— Start of Data lines —

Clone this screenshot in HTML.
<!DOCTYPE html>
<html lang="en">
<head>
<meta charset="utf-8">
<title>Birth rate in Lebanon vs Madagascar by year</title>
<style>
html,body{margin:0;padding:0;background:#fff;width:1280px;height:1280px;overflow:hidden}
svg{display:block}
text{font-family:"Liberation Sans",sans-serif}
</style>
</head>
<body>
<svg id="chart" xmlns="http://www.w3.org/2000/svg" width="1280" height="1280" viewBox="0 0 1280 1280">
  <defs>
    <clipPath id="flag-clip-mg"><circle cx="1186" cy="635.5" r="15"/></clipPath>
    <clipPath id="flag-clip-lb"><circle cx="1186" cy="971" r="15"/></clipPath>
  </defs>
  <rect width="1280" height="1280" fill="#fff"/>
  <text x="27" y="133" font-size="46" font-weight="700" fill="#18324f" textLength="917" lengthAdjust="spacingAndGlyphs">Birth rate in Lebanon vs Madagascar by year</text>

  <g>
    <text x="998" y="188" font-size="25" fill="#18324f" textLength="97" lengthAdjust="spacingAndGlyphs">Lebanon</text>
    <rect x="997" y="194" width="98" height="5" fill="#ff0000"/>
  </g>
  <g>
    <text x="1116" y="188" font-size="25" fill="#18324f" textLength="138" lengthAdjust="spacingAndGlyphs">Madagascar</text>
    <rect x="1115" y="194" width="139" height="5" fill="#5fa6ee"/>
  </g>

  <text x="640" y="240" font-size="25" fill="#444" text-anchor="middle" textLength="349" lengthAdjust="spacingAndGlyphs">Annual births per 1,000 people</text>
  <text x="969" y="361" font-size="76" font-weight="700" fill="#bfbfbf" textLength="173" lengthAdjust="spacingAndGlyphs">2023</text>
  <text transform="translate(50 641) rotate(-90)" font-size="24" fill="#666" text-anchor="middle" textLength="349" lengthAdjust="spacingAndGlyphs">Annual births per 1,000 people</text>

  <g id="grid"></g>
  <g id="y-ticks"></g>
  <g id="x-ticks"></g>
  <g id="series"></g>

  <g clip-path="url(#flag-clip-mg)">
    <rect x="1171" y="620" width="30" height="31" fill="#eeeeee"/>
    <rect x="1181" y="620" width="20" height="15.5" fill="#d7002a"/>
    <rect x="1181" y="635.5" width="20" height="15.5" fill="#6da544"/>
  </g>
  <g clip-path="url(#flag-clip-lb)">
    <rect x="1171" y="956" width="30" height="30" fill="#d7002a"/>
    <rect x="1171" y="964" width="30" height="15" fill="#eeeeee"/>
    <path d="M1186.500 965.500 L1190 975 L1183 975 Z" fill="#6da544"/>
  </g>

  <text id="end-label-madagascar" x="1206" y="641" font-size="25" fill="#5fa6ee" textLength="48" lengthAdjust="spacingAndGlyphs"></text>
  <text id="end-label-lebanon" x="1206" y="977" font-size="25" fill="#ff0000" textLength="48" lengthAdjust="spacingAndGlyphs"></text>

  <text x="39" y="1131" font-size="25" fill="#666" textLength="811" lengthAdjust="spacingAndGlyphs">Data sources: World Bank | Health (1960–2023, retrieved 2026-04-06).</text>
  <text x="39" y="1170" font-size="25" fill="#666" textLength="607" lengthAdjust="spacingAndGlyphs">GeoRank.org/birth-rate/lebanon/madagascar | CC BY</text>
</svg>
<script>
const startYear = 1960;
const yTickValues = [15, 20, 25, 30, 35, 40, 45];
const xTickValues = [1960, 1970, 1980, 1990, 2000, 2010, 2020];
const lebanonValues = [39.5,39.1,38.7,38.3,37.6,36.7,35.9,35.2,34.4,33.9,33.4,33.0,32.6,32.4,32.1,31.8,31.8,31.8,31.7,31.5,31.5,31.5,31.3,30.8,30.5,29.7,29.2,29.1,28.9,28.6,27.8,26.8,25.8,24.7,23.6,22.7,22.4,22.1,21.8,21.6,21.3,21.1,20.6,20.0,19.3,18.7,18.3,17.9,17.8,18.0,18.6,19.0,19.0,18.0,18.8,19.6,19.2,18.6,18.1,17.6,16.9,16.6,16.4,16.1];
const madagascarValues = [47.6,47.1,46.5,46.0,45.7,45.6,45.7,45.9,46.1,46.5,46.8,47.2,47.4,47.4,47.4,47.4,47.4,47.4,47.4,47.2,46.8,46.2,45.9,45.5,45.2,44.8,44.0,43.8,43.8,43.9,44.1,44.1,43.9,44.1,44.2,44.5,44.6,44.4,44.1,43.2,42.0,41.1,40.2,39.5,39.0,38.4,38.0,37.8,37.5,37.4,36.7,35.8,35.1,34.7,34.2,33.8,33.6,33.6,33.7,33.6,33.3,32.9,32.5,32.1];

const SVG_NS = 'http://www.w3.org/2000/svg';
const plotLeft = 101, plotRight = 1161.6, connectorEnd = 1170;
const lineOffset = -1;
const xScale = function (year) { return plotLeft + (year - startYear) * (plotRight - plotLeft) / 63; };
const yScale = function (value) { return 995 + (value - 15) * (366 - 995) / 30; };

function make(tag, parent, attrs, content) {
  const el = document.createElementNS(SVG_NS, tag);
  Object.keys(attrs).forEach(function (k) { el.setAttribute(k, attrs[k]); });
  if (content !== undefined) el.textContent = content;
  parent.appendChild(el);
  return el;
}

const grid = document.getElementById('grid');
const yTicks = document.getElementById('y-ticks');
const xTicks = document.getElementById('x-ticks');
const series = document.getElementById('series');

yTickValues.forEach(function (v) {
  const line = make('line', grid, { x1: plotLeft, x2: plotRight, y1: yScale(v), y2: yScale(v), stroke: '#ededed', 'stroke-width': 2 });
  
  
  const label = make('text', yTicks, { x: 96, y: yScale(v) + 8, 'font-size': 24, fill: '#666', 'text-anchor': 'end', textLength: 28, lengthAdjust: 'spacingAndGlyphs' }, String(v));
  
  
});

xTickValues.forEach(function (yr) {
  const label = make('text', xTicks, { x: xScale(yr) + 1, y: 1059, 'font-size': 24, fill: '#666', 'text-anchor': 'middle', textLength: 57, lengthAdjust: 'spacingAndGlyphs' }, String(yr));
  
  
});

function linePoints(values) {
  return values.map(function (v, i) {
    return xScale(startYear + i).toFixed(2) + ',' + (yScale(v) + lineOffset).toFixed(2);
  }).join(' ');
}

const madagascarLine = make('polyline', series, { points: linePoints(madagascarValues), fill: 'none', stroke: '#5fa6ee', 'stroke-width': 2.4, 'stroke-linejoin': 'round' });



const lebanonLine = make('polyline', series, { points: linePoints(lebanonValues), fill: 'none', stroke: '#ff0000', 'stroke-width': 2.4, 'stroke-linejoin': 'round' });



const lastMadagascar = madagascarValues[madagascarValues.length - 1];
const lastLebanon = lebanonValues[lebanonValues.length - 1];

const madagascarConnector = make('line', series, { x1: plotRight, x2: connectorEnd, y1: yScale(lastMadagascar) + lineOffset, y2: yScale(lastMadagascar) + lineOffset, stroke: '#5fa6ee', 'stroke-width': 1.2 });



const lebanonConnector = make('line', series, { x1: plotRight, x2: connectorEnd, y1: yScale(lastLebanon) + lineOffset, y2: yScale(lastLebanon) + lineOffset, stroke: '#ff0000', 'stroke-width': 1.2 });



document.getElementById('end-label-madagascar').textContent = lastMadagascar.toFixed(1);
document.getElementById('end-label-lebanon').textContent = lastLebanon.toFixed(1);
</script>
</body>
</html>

— End of Data lines —
— Start of Data lines —

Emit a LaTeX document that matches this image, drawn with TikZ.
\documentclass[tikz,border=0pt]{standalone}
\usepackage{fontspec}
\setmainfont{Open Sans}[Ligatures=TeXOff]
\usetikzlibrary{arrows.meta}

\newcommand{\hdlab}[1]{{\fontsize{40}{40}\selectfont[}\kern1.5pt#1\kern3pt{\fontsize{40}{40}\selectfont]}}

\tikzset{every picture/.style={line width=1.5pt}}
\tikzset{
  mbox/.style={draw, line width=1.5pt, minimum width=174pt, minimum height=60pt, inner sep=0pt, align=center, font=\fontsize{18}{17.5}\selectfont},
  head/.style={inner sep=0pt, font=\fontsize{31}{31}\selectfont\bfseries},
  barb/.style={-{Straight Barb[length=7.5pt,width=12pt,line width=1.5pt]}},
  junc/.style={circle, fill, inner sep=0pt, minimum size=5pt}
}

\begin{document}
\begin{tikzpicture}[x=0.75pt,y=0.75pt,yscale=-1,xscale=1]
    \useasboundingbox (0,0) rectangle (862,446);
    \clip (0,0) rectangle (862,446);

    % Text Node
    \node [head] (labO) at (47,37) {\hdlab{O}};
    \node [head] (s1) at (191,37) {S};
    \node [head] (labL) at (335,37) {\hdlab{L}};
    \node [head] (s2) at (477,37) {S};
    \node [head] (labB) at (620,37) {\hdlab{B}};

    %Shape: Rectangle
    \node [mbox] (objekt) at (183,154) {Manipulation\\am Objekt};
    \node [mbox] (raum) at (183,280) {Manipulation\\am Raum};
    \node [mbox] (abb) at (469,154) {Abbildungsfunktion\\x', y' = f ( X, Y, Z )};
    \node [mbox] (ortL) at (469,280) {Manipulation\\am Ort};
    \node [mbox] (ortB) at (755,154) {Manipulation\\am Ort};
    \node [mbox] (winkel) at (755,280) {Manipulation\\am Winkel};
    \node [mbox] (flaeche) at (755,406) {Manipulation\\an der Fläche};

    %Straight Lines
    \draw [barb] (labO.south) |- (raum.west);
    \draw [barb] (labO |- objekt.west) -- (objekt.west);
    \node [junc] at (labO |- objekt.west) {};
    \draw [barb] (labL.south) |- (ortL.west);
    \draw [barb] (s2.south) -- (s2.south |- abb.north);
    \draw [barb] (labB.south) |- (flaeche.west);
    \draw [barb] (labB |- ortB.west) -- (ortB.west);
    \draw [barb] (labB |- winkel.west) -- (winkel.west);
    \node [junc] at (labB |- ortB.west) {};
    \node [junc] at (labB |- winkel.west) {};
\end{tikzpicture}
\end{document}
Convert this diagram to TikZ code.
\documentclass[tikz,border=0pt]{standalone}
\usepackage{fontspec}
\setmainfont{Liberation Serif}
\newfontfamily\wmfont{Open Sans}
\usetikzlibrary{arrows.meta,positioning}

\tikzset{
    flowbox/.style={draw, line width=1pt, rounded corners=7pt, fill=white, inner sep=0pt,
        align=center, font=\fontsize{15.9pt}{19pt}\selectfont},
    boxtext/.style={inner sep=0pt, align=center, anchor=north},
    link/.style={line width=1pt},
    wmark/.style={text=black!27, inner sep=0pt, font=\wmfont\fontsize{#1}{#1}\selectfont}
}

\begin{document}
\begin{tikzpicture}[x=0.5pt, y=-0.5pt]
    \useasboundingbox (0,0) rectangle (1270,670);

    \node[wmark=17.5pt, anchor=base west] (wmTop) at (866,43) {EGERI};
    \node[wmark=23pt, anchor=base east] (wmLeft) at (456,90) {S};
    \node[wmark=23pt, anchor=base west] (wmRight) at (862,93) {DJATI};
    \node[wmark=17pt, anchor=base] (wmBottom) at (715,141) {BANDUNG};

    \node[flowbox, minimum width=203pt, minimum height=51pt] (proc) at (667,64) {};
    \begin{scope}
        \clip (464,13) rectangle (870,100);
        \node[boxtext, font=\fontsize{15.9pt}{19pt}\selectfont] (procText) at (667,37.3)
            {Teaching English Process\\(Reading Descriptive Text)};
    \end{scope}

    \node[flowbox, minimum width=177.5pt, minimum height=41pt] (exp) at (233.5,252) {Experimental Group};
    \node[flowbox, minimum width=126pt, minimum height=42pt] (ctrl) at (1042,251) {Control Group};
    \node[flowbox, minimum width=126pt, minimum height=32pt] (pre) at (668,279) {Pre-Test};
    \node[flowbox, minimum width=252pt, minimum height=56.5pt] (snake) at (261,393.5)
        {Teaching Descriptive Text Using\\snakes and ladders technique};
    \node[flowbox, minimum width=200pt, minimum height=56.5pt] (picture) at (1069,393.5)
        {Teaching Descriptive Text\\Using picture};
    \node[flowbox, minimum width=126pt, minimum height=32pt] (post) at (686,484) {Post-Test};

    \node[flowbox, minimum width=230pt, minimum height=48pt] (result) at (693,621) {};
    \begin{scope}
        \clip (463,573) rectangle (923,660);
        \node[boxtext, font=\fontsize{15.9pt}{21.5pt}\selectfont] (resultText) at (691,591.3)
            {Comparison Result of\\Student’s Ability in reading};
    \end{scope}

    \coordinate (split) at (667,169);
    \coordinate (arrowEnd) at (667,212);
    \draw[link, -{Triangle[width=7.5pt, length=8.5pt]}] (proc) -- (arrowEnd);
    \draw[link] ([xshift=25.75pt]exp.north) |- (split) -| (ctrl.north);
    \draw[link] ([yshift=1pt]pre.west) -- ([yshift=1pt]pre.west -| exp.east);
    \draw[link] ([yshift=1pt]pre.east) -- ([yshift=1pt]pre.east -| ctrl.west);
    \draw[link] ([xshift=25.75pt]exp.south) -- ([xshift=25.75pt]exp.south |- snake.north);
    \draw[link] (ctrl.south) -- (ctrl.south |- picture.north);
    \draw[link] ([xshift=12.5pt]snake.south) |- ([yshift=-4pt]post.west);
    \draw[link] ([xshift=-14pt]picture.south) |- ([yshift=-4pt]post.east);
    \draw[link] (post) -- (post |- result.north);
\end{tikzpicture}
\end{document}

— End of Data lines —

● **Instructions for the task**:
Select the lines from the entries that include the word "this".

● **Solved problem**:
Clone this screenshot in HTML.
Emit a LaTeX document that matches this image, drawn with TikZ.
Convert this diagram to TikZ code.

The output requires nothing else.